[Records with drawing code]
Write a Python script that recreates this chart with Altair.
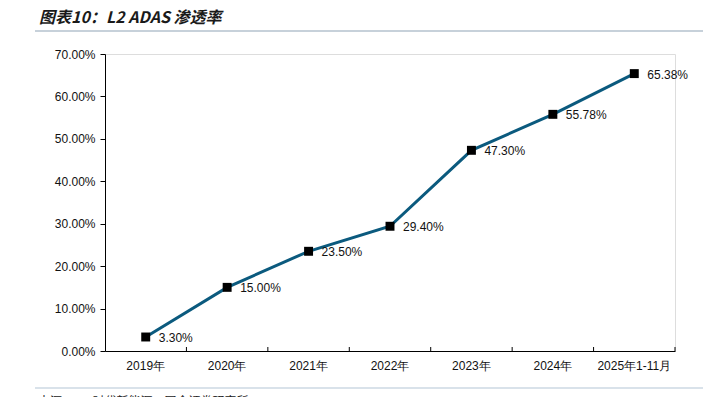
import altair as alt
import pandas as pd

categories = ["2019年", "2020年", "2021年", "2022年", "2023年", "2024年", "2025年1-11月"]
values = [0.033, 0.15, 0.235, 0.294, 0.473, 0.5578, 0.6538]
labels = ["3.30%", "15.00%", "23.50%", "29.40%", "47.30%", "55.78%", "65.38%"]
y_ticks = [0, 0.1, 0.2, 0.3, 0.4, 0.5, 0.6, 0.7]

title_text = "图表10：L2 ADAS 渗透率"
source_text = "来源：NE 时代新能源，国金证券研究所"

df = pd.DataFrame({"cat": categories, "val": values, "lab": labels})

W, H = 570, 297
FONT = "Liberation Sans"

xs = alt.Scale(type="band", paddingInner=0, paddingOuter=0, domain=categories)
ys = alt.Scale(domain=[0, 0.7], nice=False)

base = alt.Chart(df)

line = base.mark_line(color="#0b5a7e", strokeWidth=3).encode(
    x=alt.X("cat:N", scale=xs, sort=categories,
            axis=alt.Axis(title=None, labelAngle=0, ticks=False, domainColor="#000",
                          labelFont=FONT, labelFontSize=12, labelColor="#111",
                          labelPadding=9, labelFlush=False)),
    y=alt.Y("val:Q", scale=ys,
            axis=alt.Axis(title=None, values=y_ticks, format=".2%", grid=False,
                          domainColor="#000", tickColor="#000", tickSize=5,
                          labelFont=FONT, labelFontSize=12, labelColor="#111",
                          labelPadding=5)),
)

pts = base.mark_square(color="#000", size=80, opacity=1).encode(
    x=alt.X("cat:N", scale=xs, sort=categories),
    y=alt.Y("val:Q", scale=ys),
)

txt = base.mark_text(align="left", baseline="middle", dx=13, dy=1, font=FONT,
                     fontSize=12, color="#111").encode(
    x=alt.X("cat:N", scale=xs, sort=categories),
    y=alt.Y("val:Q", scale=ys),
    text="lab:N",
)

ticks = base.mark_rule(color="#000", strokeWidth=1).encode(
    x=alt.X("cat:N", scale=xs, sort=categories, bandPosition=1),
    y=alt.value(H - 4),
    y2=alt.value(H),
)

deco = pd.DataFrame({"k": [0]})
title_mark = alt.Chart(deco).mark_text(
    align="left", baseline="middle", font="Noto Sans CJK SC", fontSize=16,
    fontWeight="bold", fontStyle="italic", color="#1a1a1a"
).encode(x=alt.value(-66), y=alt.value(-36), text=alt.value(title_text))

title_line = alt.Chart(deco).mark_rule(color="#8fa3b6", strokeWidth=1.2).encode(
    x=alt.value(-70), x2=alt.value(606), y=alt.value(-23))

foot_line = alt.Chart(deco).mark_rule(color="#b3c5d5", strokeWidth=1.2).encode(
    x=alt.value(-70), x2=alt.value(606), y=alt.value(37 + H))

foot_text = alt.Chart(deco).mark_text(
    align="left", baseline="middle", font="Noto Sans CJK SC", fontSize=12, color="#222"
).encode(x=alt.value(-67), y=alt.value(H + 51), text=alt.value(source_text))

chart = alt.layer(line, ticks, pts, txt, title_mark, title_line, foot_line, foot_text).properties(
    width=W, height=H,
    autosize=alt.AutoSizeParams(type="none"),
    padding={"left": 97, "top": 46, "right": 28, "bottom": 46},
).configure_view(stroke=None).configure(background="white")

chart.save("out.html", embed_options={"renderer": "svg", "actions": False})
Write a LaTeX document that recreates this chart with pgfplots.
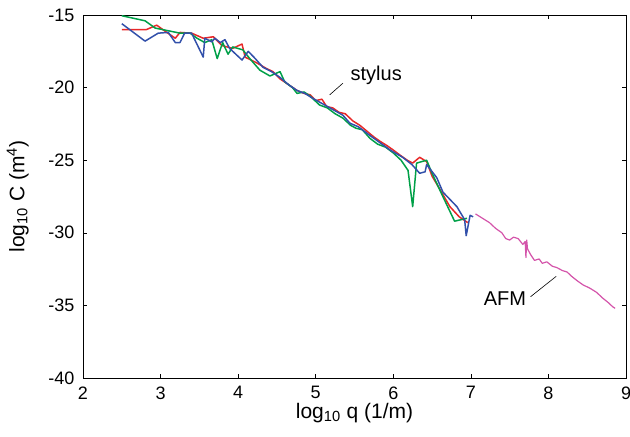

• _Required work_
Return each line from the material above exactly, but not the pictures.

• _Expected output_
Write a Python script that recreates this chart with Altair.
import altair as alt
import pandas as pd

categories = ["2019年", "2020年", "2021年", "2022年", "2023年", "2024年", "2025年1-11月"]
values = [0.033, 0.15, 0.235, 0.294, 0.473, 0.5578, 0.6538]
labels = ["3.30%", "15.00%", "23.50%", "29.40%", "47.30%", "55.78%", "65.38%"]
y_ticks = [0, 0.1, 0.2, 0.3, 0.4, 0.5, 0.6, 0.7]

title_text = "图表10：L2 ADAS 渗透率"
source_text = "来源：NE 时代新能源，国金证券研究所"

df = pd.DataFrame({"cat": categories, "val": values, "lab": labels})

W, H = 570, 297
FONT = "Liberation Sans"

xs = alt.Scale(type="band", paddingInner=0, paddingOuter=0, domain=categories)
ys = alt.Scale(domain=[0, 0.7], nice=False)

base = alt.Chart(df)

line = base.mark_line(color="#0b5a7e", strokeWidth=3).encode(
    x=alt.X("cat:N", scale=xs, sort=categories,
            axis=alt.Axis(title=None, labelAngle=0, ticks=False, domainColor="#000",
                          labelFont=FONT, labelFontSize=12, labelColor="#111",
                          labelPadding=9, labelFlush=False)),
    y=alt.Y("val:Q", scale=ys,
            axis=alt.Axis(title=None, values=y_ticks, format=".2%", grid=False,
                          domainColor="#000", tickColor="#000", tickSize=5,
                          labelFont=FONT, labelFontSize=12, labelColor="#111",
                          labelPadding=5)),
)

pts = base.mark_square(color="#000", size=80, opacity=1).encode(
    x=alt.X("cat:N", scale=xs, sort=categories),
    y=alt.Y("val:Q", scale=ys),
)

txt = base.mark_text(align="left", baseline="middle", dx=13, dy=1, font=FONT,
                     fontSize=12, color="#111").encode(
    x=alt.X("cat:N", scale=xs, sort=categories),
    y=alt.Y("val:Q", scale=ys),
    text="lab:N",
)

ticks = base.mark_rule(color="#000", strokeWidth=1).encode(
    x=alt.X("cat:N", scale=xs, sort=categories, bandPosition=1),
    y=alt.value(H - 4),
    y2=alt.value(H),
)

deco = pd.DataFrame({"k": [0]})
title_mark = alt.Chart(deco).mark_text(
    align="left", baseline="middle", font="Noto Sans CJK SC", fontSize=16,
    fontWeight="bold", fontStyle="italic", color="#1a1a1a"
).encode(x=alt.value(-66), y=alt.value(-36), text=alt.value(title_text))

title_line = alt.Chart(deco).mark_rule(color="#8fa3b6", strokeWidth=1.2).encode(
    x=alt.value(-70), x2=alt.value(606), y=alt.value(-23))

foot_line = alt.Chart(deco).mark_rule(color="#b3c5d5", strokeWidth=1.2).encode(
    x=alt.value(-70), x2=alt.value(606), y=alt.value(37 + H))

foot_text = alt.Chart(deco).mark_text(
    align="left", baseline="middle", font="Noto Sans CJK SC", fontSize=12, color="#222"
).encode(x=alt.value(-67), y=alt.value(H + 51), text=alt.value(source_text))

chart = alt.layer(line, ticks, pts, txt, title_mark, title_line, foot_line, foot_text).properties(
    width=W, height=H,
    autosize=alt.AutoSizeParams(type="none"),
    padding={"left": 97, "top": 46, "right": 28, "bottom": 46},
).configure_view(stroke=None).configure(background="white")

chart.save("out.html", embed_options={"renderer": "svg", "actions": False})
Write a LaTeX document that recreates this chart with pgfplots.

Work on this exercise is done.